Néanmoins, afin de s'assurer de l'identité de l'homme en garde à vue, il est nécessaire de procéder à des examens complémentaires : des enquêteurs français de la Brigade nationale de recherche des fugitifs (BNRF) s'envoleront le lendemain matin pour Glasgow. De son côté, le porte-parole de la police écossaise communique très sobrement un peu avant 23 heures, se refusant à valider la présence de Xavier Dupont de Ligonnès dans les locaux : «Vendredi, un homme a été arrêté à l'aéroport de Glasgow et placé en garde à vue, en lien avec un mandat d'arrêt français. Des investigations se poursuivent pour confirmer son identité.»
Pendant ce temps, dans une petite commune des Yvelines, les enquêteurs français sont à pied d'œuvre, comme l'annonce l'AFP à 23 h 32. Le passeport du voyageur-mystère étant au nom de Guy J., ils se sont rendus à l'adresse indiquée sur le document, un pavillon à Limay. Mais alors que la perquisition se termine, les déclarations du procureur de la République de Nantes, vers 0 h 30, marquent un premier tournant et sèment le doute.
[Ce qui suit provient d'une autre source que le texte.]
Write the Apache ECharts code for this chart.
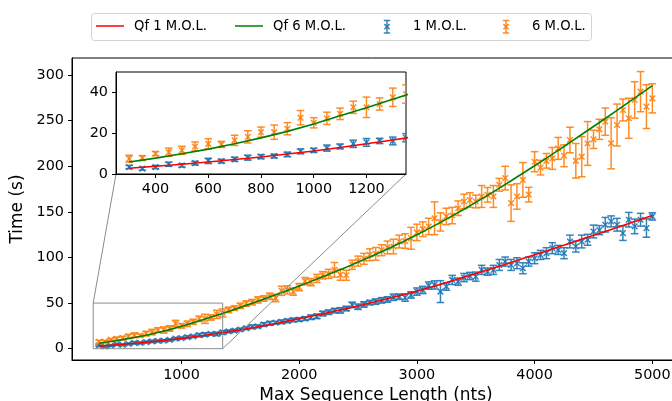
<!DOCTYPE html>
<html>
<head>
<meta charset="utf-8">
<script src="https://cdn.jsdelivr.net/npm/echarts@6/dist/echarts.min.js"></script>
<style>
html,body{margin:0;padding:0;background:#fff;}
#chart{width:672px;height:401px;}
</style>
</head>
<body>
<div id="chart"></div>
<script>
// ---- data ----
const lengths = [300,350,400,450,500,550,600,650,700,750,800,850,900,950,1000,1050,1100,1150,1200,1250,1300,1350,
 1400,1450,1500,1550,1600,1650,1700,1750,1800,1850,1900,1950,2000,2050,2100,2150,2200,2250,2300,2350,2400,2450,
 2500,2550,2600,2650,2700,2750,2800,2850,2900,2950,3000,3050,3100,3150,3200,3250,3300,3350,3400,3450,
 3500,3550,3600,3650,3700,3750,3800,3850,3900,3950,4000,4050,4100,4150,4200,4250,4300,4350,4400,4450,
 4500,4550,4600,4650,4700,4750,4800,4850,4900,4950,5000];

const mol1Mean = [3.4,2.6,3.4,4.8,4.2,5.3,6.4,6.3,7.2,8.0,8.5,8.8,9.6,11.1,11.6,12.7,13.5,14.8,15.5,16.2,16.2,17.8,
 19.0,19.8,21.0,22.5,24.0,24.5,26.5,27.9,28.5,29.5,30.5,31.5,32.0,33.0,34.5,35.5,38.5,40.0,41.7,42.0,44.0,48.0,
 46.0,48.5,50.5,51.6,53.0,54.0,56.4,57.0,56.0,58.9,62.6,64.4,69.2,69.9,62.6,68.1,75.4,73.5,78.0,79.7,
 79.0,86.4,84.5,86.4,91.8,95.5,91.8,93.7,88.2,95.5,99.2,102.8,104.7,110.2,108.3,104.7,117.5,112.0,117.5,119.4,
 128.5,130.0,135.9,139.6,135.9,126.7,141.4,134.1,141.4,132.2,145.0];
const mol1Err = [0.8,0.7,0.8,1.0,0.8,0.9,1.3,0.9,1.0,1.2,1.0,0.9,1.1,1.2,1.0,1.5,1.2,1.8,1.9,1.3,1.9,2.0,
 1.5,1.5,1.5,1.5,2.0,1.5,2.0,2.0,1.5,2.0,2.0,2.0,2.0,2.0,2.5,2.5,2.5,2.5,2.5,3.0,2.5,3.0,
 3.0,3.0,2.5,3.0,3.0,3.0,3.5,3.0,4.0,3.5,4.0,4.0,4.0,4.5,12.0,4.0,5.0,4.0,4.5,4.0,
 5.0,5.0,4.0,5.0,6.0,5.0,6.0,6.0,6.0,5.0,6.0,5.0,6.0,6.0,5.0,6.0,7.0,6.0,7.0,6.0,
 7.0,5.0,8.0,6.0,7.0,8.0,8.0,8.0,7.0,10.0,4.0];

const mol6Mean = [7.5,7.8,10.0,10.7,11.6,13.5,14.8,14.5,16.5,18.2,20.5,20.5,22.2,27.6,25.1,27.3,29.5,32.7,32.7,34.3,37.6,39.2,
 42.5,44.5,47.0,49.5,51.0,53.5,55.0,57.5,55.5,63.5,64.5,62.5,67.5,74.0,73.0,77.0,80.5,82.0,86.5,81.0,80.5,92.0,
 96.0,98.5,103.0,104.0,108.0,111.0,112.0,117.5,118.0,121.0,127.5,131.0,134.0,143.0,139.0,145.0,146.0,154.0,161.4,163.0,
 161.4,166.9,168.7,166.9,179.7,187.0,159.6,166.9,185.0,168.9,205.0,198.5,206.0,208.6,219.6,211.5,228.8,206.0,210.5,225.0,
 229.5,240.5,248.9,225.2,245.2,261.7,252.6,272.7,281.8,265.4,274.5];
const mol6Err = [1.7,1.2,1.0,2.0,2.0,2.2,2.5,1.5,2.5,3.0,2.5,3.5,3.0,3.5,2.5,3.0,2.8,3.0,5.0,3.0,4.5,4.5,
 3.0,2.5,3.0,3.0,3.0,3.5,3.0,3.5,4.0,5.0,4.5,4.0,4.0,4.0,4.0,4.5,4.0,5.0,8.0,6.0,5.5,5.0,
 5.5,6.0,6.5,7.0,6.0,7.0,8.0,7.0,8.0,12.0,9.0,8.0,9.0,18.0,10.0,9.0,9.0,8.0,8.0,8.0,
 7.0,12.0,8.0,12.0,7.0,13.0,20.0,14.0,19.0,8.0,11.0,8.0,8.0,12.0,12.0,12.0,14.0,19.0,22.0,24.0,
 10.0,11.0,15.0,28.0,23.0,12.0,22.0,20.0,22.0,24.0,16.0];

const fitLengths = [300,400,500,600,700,800,900,1000,1100,1200,1300,1400,1500,1600,1700,1800,1900,2000,
 2100,2200,2300,2400,2500,2600,2700,2800,2900,3000,3100,3200,3300,3400,3500,3600,3700,3800,3900,4000,
 4100,4200,4300,4400,4500,4600,4700,4800,4900,5000];
const qf1 = [2.8,3.8,4.8,5.9,7.1,8.3,9.8,11.3,13.0,14.8,16.7,18.7,20.8,23.0,25.3,27.7,30.2,32.8,
 35.5,38.2,41.0,43.9,46.9,50.0,53.1,56.3,59.6,63.0,66.7,70.5,74.4,78.3,82.3,86.3,90.4,94.6,98.8,103.0,
 107.2,111.4,115.7,120.0,124.3,128.6,132.9,137.3,141.7,146.0];
const qf6 = [5.9,7.8,9.9,12.2,14.8,17.7,20.9,24.5,28.5,32.5,36.6,40.9,45.3,49.8,54.4,59.1,63.9,68.8,
 73.8,78.9,84.1,89.4,94.9,100.5,106.3,112.3,118.5,124.9,131.6,138.5,145.6,152.9,160.4,168.1,176.0,184.1,192.3,200.6,
 209.0,217.5,226.1,234.8,243.6,252.4,261.3,270.3,279.4,288.5];

const mainXTicks = [1000,2000,3000,4000,5000];
const mainYTicks = [0,50,100,150,200,250,300];
const insetXTicks = [400,600,800,1000,1200];
const insetYTicks = [0,20,40];

const seriesNames = ['Qf 1 M.O.L.','Qf 6 M.O.L.','1 M.O.L.','6 M.O.L.'];
const BLUE = '#1f77b4', ORANGE = '#ff7f0e', RED = '#ff0000', GREEN = '#008000';
const FONT = 'DejaVu Sans';

// ---- helpers ----
function errTable(mean, err){ return lengths.map((x,i)=>[x, mean[i], err[i]]); }
function fitTable(v){ return fitLengths.map((x,i)=>[x, v[i]]); }
function errRender(color){
  return function(params, api){
    const x = api.value(0), y = api.value(1), e = api.value(2);
    const p = api.coord([x, y]);
    const hi = api.coord([x, y + e]);
    const lo = api.coord([x, y - e]);
    const cap = 3.8, m = 2.8;
    const st = {stroke: color, lineWidth: 1.5, fill: null, opacity: 0.9};
    return {type:'group', children:[
      {type:'line', shape:{x1:p[0], y1:hi[1], x2:p[0], y2:lo[1]}, style:st},
      {type:'line', shape:{x1:p[0]-cap, y1:hi[1], x2:p[0]+cap, y2:hi[1]}, style:st},
      {type:'line', shape:{x1:p[0]-cap, y1:lo[1], x2:p[0]+cap, y2:lo[1]}, style:st},
      {type:'line', shape:{x1:p[0]-m, y1:p[1]-m, x2:p[0]+m, y2:p[1]+m}, style:st},
      {type:'line', shape:{x1:p[0]-m, y1:p[1]+m, x2:p[0]+m, y2:p[1]-m}, style:st}
    ]};
  };
}
function axisCommon(ticks, extra){
  return Object.assign({
    type:'value', splitLine:{show:false},
    axisLine:{show:true, onZero:false, lineStyle:{color:'#000', width:1}},
    axisTick:{show:true, length:4, lineStyle:{color:'#000', width:1}, customValues: ticks},
    axisLabel:{color:'#000', fontFamily:FONT, fontSize:14.4, customValues: ticks,
      formatter: function(v){ return String(v); }}
  }, extra);
}

const chart = echarts.init(document.getElementById('chart'), null, {renderer:'canvas'});
const option = {
  animation:false,
  backgroundColor:'#fff',
  textStyle:{fontFamily:FONT},
  grid:[
    {left:72, top:58, width:608, height:302, show:true, borderColor:'#000', borderWidth:1,
      backgroundColor:'transparent', z:0, containLabel:false, outerBoundsMode:'none'},
    {left:116, top:72, width:290, height:102, show:true, borderColor:'#000', borderWidth:1,
      backgroundColor:'#fff', z:5, containLabel:false, outerBoundsMode:'none'}
  ],
  xAxis:[
    axisCommon(mainXTicks, {gridIndex:0, min:70, max:5235,
      name:'Max Sequence Length (nts)', nameLocation:'middle', nameGap:24,
      nameTextStyle:{color:'#000', fontFamily:FONT, fontSize:17, verticalAlign:'top'}}),
    axisCommon(insetXTicks, {gridIndex:1, min:250, max:1350, z:6})
  ],
  yAxis:[
    axisCommon(mainYTicks, {gridIndex:0, min:-12.4, max:318.7,
      name:'Time (s)', nameLocation:'middle', nameGap:41,
      nameTextStyle:{color:'#000', fontFamily:FONT, fontSize:17}}),
    axisCommon(insetYTicks, {gridIndex:1, min:0, max:50, z:6})
  ],
  series:[
    {name:seriesNames[2], type:'custom', xAxisIndex:0, yAxisIndex:0, clip:true, z:2,
      renderItem: errRender(BLUE), data: errTable(mol1Mean, mol1Err)},
    {name:seriesNames[3], type:'custom', xAxisIndex:0, yAxisIndex:0, clip:true, z:2,
      renderItem: errRender(ORANGE), data: errTable(mol6Mean, mol6Err)},
    {name:seriesNames[0], type:'line', xAxisIndex:0, yAxisIndex:0, showSymbol:false, z:3,
      lineStyle:{color:RED, width:1.6}, data: fitTable(qf1)},
    {name:seriesNames[1], type:'line', xAxisIndex:0, yAxisIndex:0, showSymbol:false, z:3,
      lineStyle:{color:GREEN, width:1.6}, data: fitTable(qf6)},
    {name:seriesNames[2], type:'custom', xAxisIndex:1, yAxisIndex:1, clip:true, z:7,
      renderItem: errRender(BLUE), data: errTable(mol1Mean, mol1Err)},
    {name:seriesNames[3], type:'custom', xAxisIndex:1, yAxisIndex:1, clip:true, z:7,
      renderItem: errRender(ORANGE), data: errTable(mol6Mean, mol6Err)},
    {name:seriesNames[0], type:'line', xAxisIndex:1, yAxisIndex:1, showSymbol:false, z:8, clip:true,
      lineStyle:{color:RED, width:1.6}, data: fitTable(qf1)},
    {name:seriesNames[1], type:'line', xAxisIndex:1, yAxisIndex:1, showSymbol:false, z:8, clip:true,
      lineStyle:{color:GREEN, width:1.6}, data: fitTable(qf6)}
  ]
};
chart.setOption(option);

// ---- inset indicator (rectangle + connectors) and legend ----
const rTL = chart.convertToPixel({gridIndex:0}, [250, 50]);
const rBR = chart.convertToPixel({gridIndex:0}, [1350, 0]);
const iBL = chart.convertToPixel({gridIndex:1}, [250, 0]);
const iBR = chart.convertToPixel({gridIndex:1}, [1350, 0]);
const GREY = '#8c8c8c';

function legendErr(cx, color){
  const st = {stroke:color, lineWidth:1.5, opacity:0.9};
  return [
    {type:'line', shape:{x1:cx, y1:20.5, x2:cx, y2:33}, style:st},
    {type:'line', shape:{x1:cx-3.2, y1:20.5, x2:cx+3.2, y2:20.5}, style:st},
    {type:'line', shape:{x1:cx-3.2, y1:33, x2:cx+3.2, y2:33}, style:st},
    {type:'line', shape:{x1:cx-2.6, y1:24.1, x2:cx+2.6, y2:29.3}, style:st},
    {type:'line', shape:{x1:cx-2.6, y1:29.3, x2:cx+2.6, y2:24.1}, style:st}
  ];
}
function legendText(x, t){
  return {type:'text', x:x, y:27, style:{text:t, fill:'#000', font:'13.2px "DejaVu Sans"', verticalAlign:'middle'}};
}

chart.setOption({
  graphic:[
    {type:'rect', z:4, silent:true, shape:{x:rTL[0], y:rTL[1], width:rBR[0]-rTL[0], height:rBR[1]-rTL[1]},
      style:{fill:null, stroke:GREY, lineWidth:1}},
    {type:'line', z:4, silent:true, shape:{x1:rTL[0], y1:rTL[1], x2:iBL[0], y2:iBL[1]}, style:{stroke:GREY, lineWidth:1}},
    {type:'line', z:4, silent:true, shape:{x1:rBR[0], y1:rBR[1], x2:iBR[0], y2:iBR[1]}, style:{stroke:GREY, lineWidth:1}},
    {type:'group', z:20, silent:true, children:[
      {type:'rect', shape:{x:91.5, y:13.5, width:500, height:27, r:3}, style:{fill:'rgba(255,255,255,0.8)', stroke:'#d3d3d3', lineWidth:1}},
      {type:'line', shape:{x1:96, y1:26, x2:124, y2:26}, style:{stroke:RED, lineWidth:1.5}},
      legendText(134, seriesNames[0]),
      {type:'line', shape:{x1:235, y1:26, x2:263, y2:26}, style:{stroke:GREEN, lineWidth:1.5}},
      legendText(273, seriesNames[1])
    ].concat(legendErr(387, BLUE), [legendText(413, seriesNames[2])], legendErr(506, ORANGE), [legendText(532, seriesNames[3])])}
  ]
});
</script>
</body>
</html>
Auprès de l'AFP, Pierre Sennès invite en effet à la «prudence» : «Samedi, il y a des équipes d'enquêteurs du service national de recherche des fugitifs et de la police judiciaire de Nantes qui vont se rendre en Ecosse. Ils vont donc faire des vérifications auprès de la personne qui a été arrêtée à l'aéroport de Glasgow pour s'assurer que c'est bien M. Dupont de Ligonnès.» Autrement dit, le suspect n'a pas été «confondu», puisque les vérifications ne sont pas faites.
Fragile
Tard dans la nuit, Europe 1 et France Info recueillent le témoignage d'un habitant du quartier. Jacques, 62 ans, soutient que son voisin n'a vraiment rien de l'auteur du quintuple assassinat : «Vendredi matin, il a pris l'avion, comme il fait d'habitude. Il rentrait en Ecosse, sa femme l'attendait à Glasgow. On l'a eu tout à l'heure au téléphone, et elle a dit : "Voilà, ils l'ont arrêté, je n'ai pas plus de nouvelles." […] Ça fait trente ans que je le connais, ce mec-là, c'était un ami. J'ai été à son mariage en Ecosse.» De quoi laisser perplexes les enquêteurs.
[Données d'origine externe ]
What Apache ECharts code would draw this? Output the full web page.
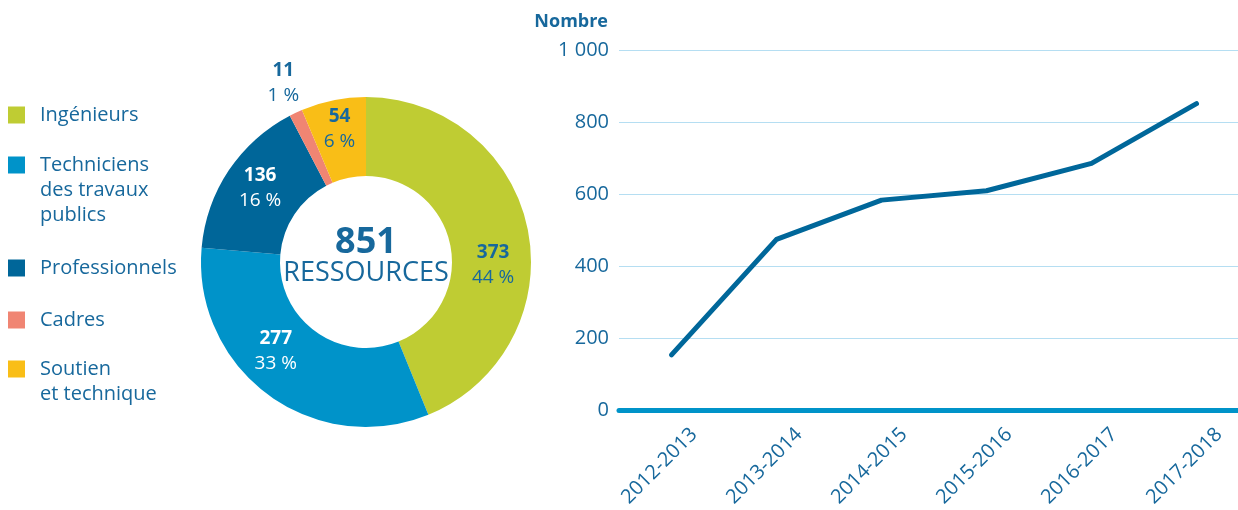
<!DOCTYPE html>
<html>
<head>
<meta charset="utf-8">
<script src="https://cdn.jsdelivr.net/npm/echarts@6/dist/echarts.min.js"></script>
<style>
  html, body { margin: 0; padding: 0; background: #fff; }
  #chart { width: 1238px; height: 510px; }
</style>
</head>
<body>
<div id="chart"></div>
<script>
// répartition des ressources (anneau)
const categories = ['Ingénieurs', 'Techniciens\ndes travaux\npublics', 'Professionnels', 'Cadres', 'Soutien\net technique'];
const ressources = [373, 277, 136, 11, 54];

// évolution du nombre de ressources (courbe)
const annees = ['2012-2013', '2013-2014', '2014-2015', '2015-2016', '2016-2017', '2017-2018'];
const nombre = [153, 474, 583, 609, 685, 851];
const yMin = 0;
const yMax = 1000;
const yStep = 200;

// styles
const font = 'Open Sans';
const textColor = '#17689c';
const colors = ['#bfcc33', '#0093c9', '#006699', '#f08573', '#f9be17'];
const labelColors = [textColor, '#ffffff', '#ffffff', textColor, textColor];
// petit décalage des étiquettes par rapport à la position par défaut
const labelShift = [[1, 28], [-14, -14], [1, -3], [-28, -63], [-1, -7]];
// centre vertical de chaque pastille de légende
const legendCenters = [115, 165, 268, 320, 369];
const lineH = 25;

const total = ressources.reduce((a, b) => a + b, 0);

const fmtNombre = (v) => String(v).replace(/\B(?=(\d{3})+(?!\d))/g, ' ');

// la pastille reste en face de la première ligne : on ajoute des lignes vides au-dessus
const legends = categories.map((name, i) => {
  const lines = name.split('\n').length;
  const boxH = (2 * lines - 1) * lineH;
  return {
    data: [name],
    orient: 'vertical',
    left: 8,
    top: legendCenters[i] - boxH / 2,
    padding: 0,
    icon: 'rect',
    itemWidth: 17,
    itemHeight: 17,
    selectedMode: false,
    formatter: (n) => '\n'.repeat(lines - 1) + n,
    textStyle: { color: textColor, fontSize: 20, lineHeight: lineH, fontFamily: font, padding: [0, 0, 0, 10] }
  };
});

const chart = echarts.init(document.getElementById('chart'));

chart.setOption({
  animation: false,
  textStyle: { fontFamily: font },
  legend: legends,
  graphic: [
    {
      type: 'text', x: 366, y: 243,
      style: {
        text: fmtNombre(total), fill: textColor,
        font: 'bold 36px "Open Sans"',
        align: 'center', verticalAlign: 'middle',
        textAlign: 'center', textVerticalAlign: 'middle'
      }
    },
    {
      type: 'text', x: 366, y: 273,
      style: {
        text: 'RESSOURCES', fill: textColor,
        font: '27px "Open Sans"',
        align: 'center', verticalAlign: 'middle',
        textAlign: 'center', textVerticalAlign: 'middle'
      }
    }
  ],
  grid: { left: 619, top: 50, width: 630, height: 360, outerBoundsMode: 'none', containLabel: false },
  xAxis: {
    type: 'category',
    data: annees,
    boundaryGap: true,
    axisLine: { show: true, lineStyle: { color: '#0093c9', width: 5, cap: 'round' } },
    axisTick: { show: false },
    axisLabel: {
      interval: 0,
      rotate: 45,
      align: 'center',
      verticalAlign: 'middle',
      margin: 44,
      padding: [0, 34, 0, 0],
      color: textColor,
      fontSize: 20,
      fontFamily: font
    }
  },
  yAxis: {
    type: 'value',
    min: yMin,
    max: yMax,
    interval: yStep,
    name: 'Nombre',
    nameLocation: 'end',
    nameGap: 19,
    nameTextStyle: { color: textColor, fontWeight: 'bold', fontSize: 18, align: 'right', padding: [0, 11, 0, 0], fontFamily: font },
    axisLine: { show: false },
    axisTick: { show: false },
    axisLabel: { color: textColor, fontSize: 20, margin: 10, fontFamily: font, formatter: fmtNombre },
    splitLine: { lineStyle: { color: '#b5def2', width: 1 } }
  },
  series: [
    {
      type: 'pie',
      center: [366, 262],
      radius: [86, 165],
      startAngle: 90,
      clockwise: true,
      avoidLabelOverlap: false,
      emphasis: { scale: false },
      data: categories.map((name, i) => ({
        name: name,
        value: ressources[i],
        itemStyle: { color: colors[i] },
        label: { color: labelColors[i] }
      })),
      label: {
        position: 'inside',
        formatter: (p) => '{v|' + p.value + '}\n{p|' + Math.round(p.value / total * 100) + ' %}',
        rich: {
          v: { fontWeight: 'bold', fontSize: 19, lineHeight: 25, fontFamily: font },
          p: { fontSize: 19, lineHeight: 25, fontFamily: font }
        }
      },
      labelLine: { show: false },
      labelLayout: (p) => ({ dx: labelShift[p.dataIndex][0], dy: labelShift[p.dataIndex][1] })
    },
    {
      type: 'line',
      data: nombre,
      symbol: 'none',
      lineStyle: { color: '#00679a', width: 5, cap: 'round', join: 'round' },
      z: 3
    }
  ]
});
</script>
</body>
</html>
Samedi matin, la nouvelle sensationnelle apparaît donc de plus en plus fragile. La presse saupoudre ses titres de conditionnel et rétropédale doucement. A 10 h 50 tombe une dépêche AFP urgente : «Doute sur l'identité de l'homme arrêté à Glasgow (source proche enquête)». En fin de matinée, BFM TV révèle que les empreintes digitales de Guy J. et celles de Xavier Dupont de Ligonnès «ne correspondent que très partiellement».
Plus les minutes passent et plus il semble probable que cet homme «méconnaissable», entre les mains de la police écossaise, ne soit qu'un paisible retraité vivant dans un pavillon d'Ile-de-France et aspirant à rejoindre son épouse. Quand les résultats des tests ADN tombent à 12 h 55, ils confirment ce que tout le monde pressentait : «L'homme arrêté à Glasgow n'est pas Dupont de Ligonnès», comme l'écrivent toutes les rédactions après seize heures d'emballement.